*Data extract:*
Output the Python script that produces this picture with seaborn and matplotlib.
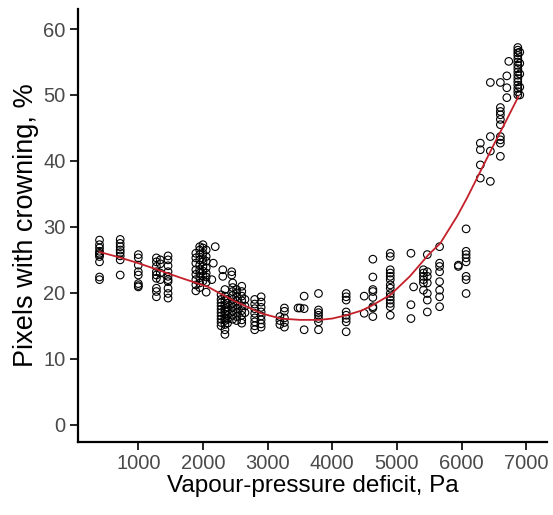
import numpy as np
import pandas as pd
import seaborn as sns
import matplotlib
matplotlib.use("Agg")
import matplotlib.pyplot as plt

# ---- data ----
col_x = [400, 720, 1000, 1280, 1340, 1460, 1890, 1950, 2000, 2050, 2137, 2160, 2190,
         2307, 2445, 2280, 2340, 2380, 2460, 2520, 2600, 2650, 2800, 2900, 3190, 3260,
         3470, 3503, 3565, 3787, 4215, 4494, 4628, 4897, 5217, 5258, 5410, 5470, 5660,
         5950, 6070, 6290, 6445, 6600, 6700, 6730, 6870, 6900]
col_y = [
    [28.0, 27.3, 26.8, 26.3, 26.0, 25.8, 25.5, 24.7, 22.4, 22.0],
    [28.1, 27.5, 27.0, 26.5, 26.1, 25.6, 25.0, 22.7],
    [25.8, 25.3, 24.2, 23.2, 22.7, 21.4, 20.9, 21.1],
    [25.3, 24.7, 24.0, 23.2, 22.7, 22.2, 20.7, 20.2, 19.4],
    [25.0, 24.4, 23.0, 22.0],
    [25.6, 25.0, 24.1, 23.2, 22.5, 22.0, 21.7, 20.7, 19.9, 19.2],
    [26.0, 25.3, 24.5, 23.5, 22.8, 22.0, 21.2, 20.3],
    [27.0, 26.5, 25.8, 25.0, 24.2, 23.5, 23.0, 22.3, 21.5, 20.8],
    [27.3, 26.8, 26.0, 25.2, 24.7, 24.0, 23.3, 22.6, 21.8],
    [26.5, 25.5, 24.8, 23.8, 23.0, 22.4, 21.6, 20.1],
    [22.0],
    [24.5],
    [27.0],
    [23.5, 22.5],
    [23.2, 22.7],
    [19.7, 19.0, 18.5, 18.0, 17.5, 17.0, 16.5, 16.0, 15.5, 15.0],
    [20.5, 19.5, 18.8, 18.2, 17.6, 17.2, 16.8, 16.2, 15.8, 15.2, 14.4, 13.7],
    [19.0, 18.4, 17.8, 17.3, 16.6, 16.0, 15.4],
    [21.5, 20.8, 20.2, 19.6, 19.0, 18.4, 17.8, 17.2, 16.6, 16.0],
    [20.5, 20.0, 19.4, 18.8, 18.2, 17.6, 17.0, 16.4, 15.8],
    [21.0, 20.2, 19.5, 18.8, 18.0, 17.3, 16.6, 15.9, 15.4],
    [19.0, 18.0, 17.0],
    [19.0, 18.3, 17.6, 16.9, 16.2, 15.6, 15.0, 14.4],
    [19.4, 18.6, 17.8, 17.1, 16.5, 15.9, 15.3, 14.8],
    [16.4, 15.8, 15.2],
    [17.7, 17.2, 16.2, 15.5, 14.8],
    [17.7],
    [17.7],
    [19.5, 17.6, 14.4],
    [19.9, 17.4, 17.0, 16.6, 16.1, 15.6, 14.4],
    [19.9, 19.4, 18.9, 17.1, 16.6, 16.1, 15.6, 14.1],
    [19.5, 16.9],
    [25.1, 22.4, 20.5, 20.2, 19.3, 17.9, 17.7, 16.4],
    [26.0, 25.5, 23.5, 23.0, 22.5, 22.0, 21.2, 20.7, 19.9, 19.4, 18.9, 18.4, 17.9, 16.6],
    [26.0, 18.2, 16.1],
    [20.9],
    [23.5, 23.0, 22.5, 22.0, 21.5, 20.4],
    [25.8, 23.2, 22.5, 21.5, 19.9, 18.9, 17.1],
    [27.0, 24.5, 24.0, 23.2, 21.7, 20.4, 19.4, 17.9],
    [24.2, 24.0],
    [29.7, 26.3, 25.8, 25.3, 24.7, 22.5, 22.0, 19.9],
    [42.7, 41.7, 39.4, 37.4],
    [51.9, 43.7, 41.5, 36.9],
    [51.9, 48.1, 47.5, 47.0, 46.3, 45.5, 43.7, 43.2, 42.7, 40.7],
    [51.1, 52.9, 49.6],
    [55.1],
    [57.2, 56.8, 56.4, 56.0, 55.5, 55.0, 54.5, 54.0, 53.5, 53.0, 52.5, 52.0, 51.5, 51.0, 50.5, 50.0],
    [56.5, 54.8, 53.2, 51.2, 50.0],
]

curve_x = [400, 700, 1000, 1300, 1650, 2080, 2265, 2500, 2680, 2900, 3200, 3500, 3800,
           4000, 4215, 4450, 4600, 4900, 5200, 5490, 5670, 5930, 6085, 6290, 6500, 6700, 6880]
curve_y = [26.2, 25.4, 24.5, 23.5, 22.3, 20.9, 19.9, 18.7, 17.9, 16.9, 16.1, 15.9, 15.9,
           16.1, 16.6, 17.3, 18.0, 19.7, 22.5, 25.8, 27.5, 31.6, 34.4, 38.4, 42.5, 46.3, 49.8]

x_ticks = [1000, 2000, 3000, 4000, 5000, 6000, 7000]
y_ticks = [0, 10, 20, 30, 40, 50, 60]

vpd = [x for x, ys in zip(col_x, col_y) for _ in ys]
crown = [y for ys in col_y for y in ys]
pts = pd.DataFrame({"vpd": vpd, "crown": crown})
fit = pd.DataFrame({"vpd": curve_x, "crown": curve_y})

# ---- plot ----
sns.set_style("white")
plt.rcParams["font.family"] = ["Liberation Sans", "DejaVu Sans"]

fig = plt.figure(figsize=(5.53, 5.15), dpi=100)
ax = fig.add_axes([0.141, 0.142, 0.848, 0.84])

sns.scatterplot(data=pts, x="vpd", y="crown", ax=ax, marker="o", s=30,
                facecolor="none", edgecolor="black", linewidth=0.8, zorder=2)
for c in ax.collections:
    c.set_facecolor("none")
    c.set_edgecolor("black")
sns.lineplot(data=fit, x="vpd", y="crown", ax=ax, color="#c4202a", linewidth=1.3,
             zorder=3, sort=False)

ax.set_xlim(67, 7320)
ax.set_ylim(-2.6, 63)
ax.set_xticks(x_ticks)
ax.set_yticks(y_ticks)
ax.set_xticklabels([str(v) for v in x_ticks])
ax.set_yticklabels([str(v) for v in y_ticks])
ax.tick_params(axis="both", direction="out", length=6, width=1.2, color="black",
               labelsize=14.5, labelcolor="#4a4a4a", pad=3, left=True, bottom=True)
for side in ["top", "right"]:
    ax.spines[side].set_visible(False)
for side in ["left", "bottom"]:
    ax.spines[side].set_visible(True)
    ax.spines[side].set_color("black")
    ax.spines[side].set_linewidth(1.6)
ax.grid(False)
ax.set_xlabel("Vapour-pressure deficit, Pa", fontsize=17.5, color="black", labelpad=1)
ax.set_ylabel("Pixels with crowning, %", fontsize=19.5, color="black", labelpad=3)

fig.savefig("out.png", dpi=100)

*Task to carry out:* Write down every line from the opening of the listing to the line with "import matplotlib.pyplot as plt", both included, and nothing else; the pictures are omitted.

*In response:*
Output the Python script that produces this picture with seaborn and matplotlib.
import numpy as np
import pandas as pd
import seaborn as sns
import matplotlib
matplotlib.use("Agg")
import matplotlib.pyplot as plt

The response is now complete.